According to the 2021 Population and Housing Census, Ghana’s female population in tertiary institutions is 5.6 million, with a total male population of 15.2 million.

In 2017, female enrolment in tertiary education was 13.53 percent, while male enrollment was 18.68 percent. This calls for major adjustments to raise girls’ enrolment in tertiary education in Ghana.

But the numbers at the 2022 graduation ceremony of the Webster University, here in Ghana, revealed that indeed the efforts to increase the enrollment of girls is seeing steady progress as majority of its graduates were women.

At the event which took place on Saturday, it was all smiles for graduates, Management, family, and friends of the graduands.

The overall best graduating graduate student, Abigail Owusu, and the overall best graduating undergraduate student, Olivia Claesson, shared their excitement with JoyNews.

Female enrollment in tertiary education seeing steady progress at Webster University Ghana Campus
Overall best graduating graduate student, Abigail Owusu

“It’s so awesome, I think it’s such an honor and I am so grateful to have been nominated for the position of a valedictorian”, Abigail said.

“I feel very proud and I’m also very glad that I followed my gut, telling me that you should actually go and study in Ghana”, Olivia said.

Female enrollment in tertiary education seeing steady progress at Webster University Ghana Campus
Overall best graduating undergraduate student, Olivia Claesson

Speaking after the ceremony, the Chief Executive Officer of Vodafone Ghana, Patricia Obo-Nai stressed the need for women to be supported to realize their goals.

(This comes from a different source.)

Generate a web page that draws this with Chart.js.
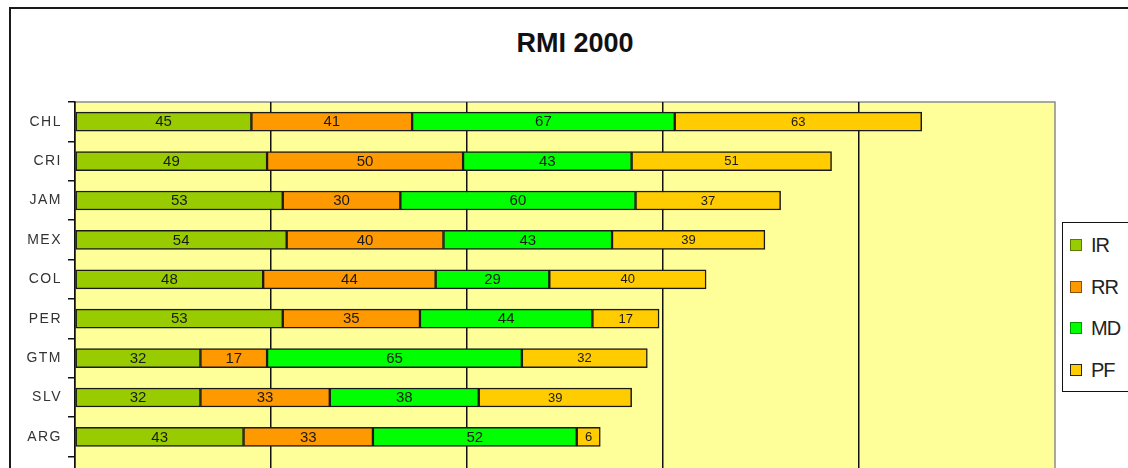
<!DOCTYPE html>
<html>
<head>
<meta charset="utf-8">
<title>RMI 2000</title>
<script src="https://cdn.jsdelivr.net/npm/chart.js@4.4.0/dist/chart.umd.min.js"></script>
<style>
    html, body { margin: 0; padding: 0; width: 1128px; height: 468px; overflow: hidden; background: #fff; }
    body { position: relative; font-family: "Liberation Sans", Arial, sans-serif; }
    #frame { position: absolute; left: 9px; top: 7px; width: 1140px; height: 620px; border: 2px solid #1a1a1a; box-sizing: border-box; }
    #title { position: absolute; left: 9px; width: 1132px; top: 26px; line-height: 34px; text-align: center; font-weight: bold; font-size: 27px; color: #111; }
    #chart { position: absolute; left: 0; top: 0; }
    #legend { position: absolute; left: 1062px; top: 222px; width: 90px; height: 170px; border: 1.5px solid #111; background: #fff; box-sizing: border-box; }
    .item { position: absolute; left: 7px; height: 24px; line-height: 24px; font-size: 20px; letter-spacing: -1px; color: #222; white-space: nowrap; }
    .swatch { display: inline-block; width: 10px; height: 10px; border: 1.5px solid; vertical-align: middle; margin: -3px 9px 0 0; }
</style>
</head>
<body>
<div id="frame"></div>
<div id="title">RMI 2000</div>
<canvas id="chart" width="1150" height="540"></canvas>
<div id="legend"></div>
<script>
// valeurs
const categories = ['CHL', 'CRI', 'JAM', 'MEX', 'COL', 'PER', 'GTM', 'SLV', 'ARG', 'ECU'];
const seriesNames = ['IR', 'RR', 'MD', 'PF'];
const irValues = [45, 49, 53, 54, 48, 53, 32, 32, 43, null];
const rrValues = [41, 50, 30, 40, 44, 35, 17, 33, 33, null];
const mdValues = [67, 43, 60, 43, 29, 44, 65, 38, 52, null];
const pfValues = [63, 51, 37, 39, 40, 17, 32, 39, 6, null];
const xTicks = [0, 50, 100, 150, 200, 250];

const fillColors = ['#99cc00', '#ff9900', '#00ff00', '#ffcc00'];
const edgeColors = ['#5c7a00', '#8a5200', '#009a00', '#222222'];
const labelSizes = [15, 15, 15, 13];
const fontFamily = '"Liberation Sans", Arial, sans-serif';

const plotBackground = {
    id: 'plotBackground',
    beforeDraw(chart) {
        const { ctx, chartArea: a } = chart;
        ctx.save();
        ctx.fillStyle = '#ffff99';
        ctx.fillRect(a.left, a.top, a.right - a.left, a.bottom - a.top);
        ctx.strokeStyle = '#8c8c8c';
        ctx.lineWidth = 1.5;
        ctx.beginPath();
        ctx.moveTo(a.left, a.top);
        ctx.lineTo(a.right, a.top);
        ctx.lineTo(a.right, a.bottom);
        ctx.stroke();
        ctx.restore();
        // espacement des lettres pour les libellés d'axe
        ctx.letterSpacing = '1.5px';
    },
    beforeDatasetsDraw(chart) {
        chart.ctx.letterSpacing = '0px';
    }
};

const valueLabels = {
    id: 'valueLabels',
    afterDatasetsDraw(chart) {
        const ctx = chart.ctx;
        ctx.save();
        ctx.textAlign = 'center';
        ctx.textBaseline = 'middle';
        ctx.fillStyle = '#1a1a1a';
        chart.data.datasets.forEach((ds, i) => {
            const meta = chart.getDatasetMeta(i);
            ctx.font = `${labelSizes[i]}px ${fontFamily}`;
            meta.data.forEach((bar, j) => {
                const v = ds.data[j];
                if (v === null || v === undefined) return;
                const p = bar.getCenterPoint();
                ctx.fillText(String(v), p.x, p.y + 0.5);
            });
        });
        ctx.restore();
    }
};

const seriesData = [irValues, rrValues, mdValues, pfValues];

const chart = new Chart(document.getElementById('chart').getContext('2d'), {
    type: 'bar',
    data: {
        labels: categories,
        datasets: seriesNames.map((name, i) => ({
            label: name,
            data: seriesData[i],
            backgroundColor: fillColors[i],
            borderColor: '#1a1a1a',
            borderWidth: 1.5,
            borderSkipped: false,
            barThickness: 19
        }))
    },
    options: {
        indexAxis: 'y',
        responsive: false,
        animation: false,
        layout: { padding: { top: 102, right: 95, left: 0, bottom: 0 } },
        scales: {
            x: {
                type: 'linear',
                stacked: true,
                min: xTicks[0],
                max: xTicks[xTicks.length - 1],
                afterBuildTicks: scale => { scale.ticks = xTicks.map(v => ({ value: v })); },
                afterFit: scale => { scale.height = 44; },
                grid: {
                    color: c => (c.tick && c.tick.value === 250) ? 'rgba(0,0,0,0)' : '#111',
                    lineWidth: 1.5,
                    tickLength: 6
                },
                border: { display: false },
                ticks: { color: '#333', font: { size: 14, family: fontFamily } }
            },
            y: {
                stacked: true,
                afterFit: scale => { scale.width = 75; },
                grid: {
                    drawOnChartArea: false,
                    offset: true,
                    color: '#111',
                    lineWidth: 1.5,
                    tickLength: 7
                },
                border: { color: '#111', width: 1.5 },
                ticks: {
                    color: '#333',
                    padding: 6,
                    font: { size: 14, family: fontFamily }
                }
            }
        },
        plugins: {
            legend: { display: false },
            title: { display: false },
            tooltip: { enabled: false }
        }
    },
    plugins: [plotBackground, valueLabels]
});

// légende HTML
const legend = document.getElementById('legend');
seriesNames.forEach((name, i) => {
    const item = document.createElement('div');
    item.className = 'item';
    item.style.top = (10 + i * 41.5) + 'px';
    item.innerHTML = `<span class="swatch" style="background:${fillColors[i]};border-color:${edgeColors[i]}"></span>${name}`;
    legend.appendChild(item);
});
</script>
</body>
</html>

“It is a delight to see so many women graduating today. I have always said that women are fifty per cent of the population of Ghana and so when you see them pursuing their careers, pursuing their education and wanting to contribute to society, I think it is phenomenal and they should be supported,” she noted.

The Academic Director, Dr. Linda Deigh, also explained why there are more females graduating from the University this year.

Female enrollment in tertiary education seeing steady progress at Webster University Ghana Campus

“Today, with our graduates it might seem that we have more women than men, but I don’t think that it is deliberate or intentional, it is just their approach that we take in delivering the learning experience women take,” she said.

Touching on the activities of the school, during the period under review, the Dean of the George Herbert Walker School of Business and Technology, Dr. Simone Cummings, noted that, despite the onslaught of the COVID-19 pandemic, the school’s academic calendar, was not disrupted.

She explained that the students were already familiar, with virtual learning methods, hence there were minimal challenges during the early days of the pandemic.

Female enrollment in tertiary education seeing steady progress at Webster University Ghana Campus
Dean of the George Herbert Walker School of Business and Technology, Dr Simone Cummings

“We have been offering the zoom format for the past five years or so, what we call our network format in which we offer students the opportunity to take classes by zoom. So when the pandemic hit, we were able to transfer all of those students over to zoom format very easily and it worked well for us,” she explained.

A graduate, Joshua Fiifi Asante, who also doubles as a worker, explained how he navigated the cumbersome task of combining his lessons with his economic engagements.

“The Webster experience has been an amazing one…Combining work and school has not been an easy one but by grace we have been able to come this far and I’m excited about the new possibilities that a Webster education offers every Webster student”, he said.

Education they say is the key to success, and with more people having access to same, especially the girl child, there is no telling how far society will be transformed.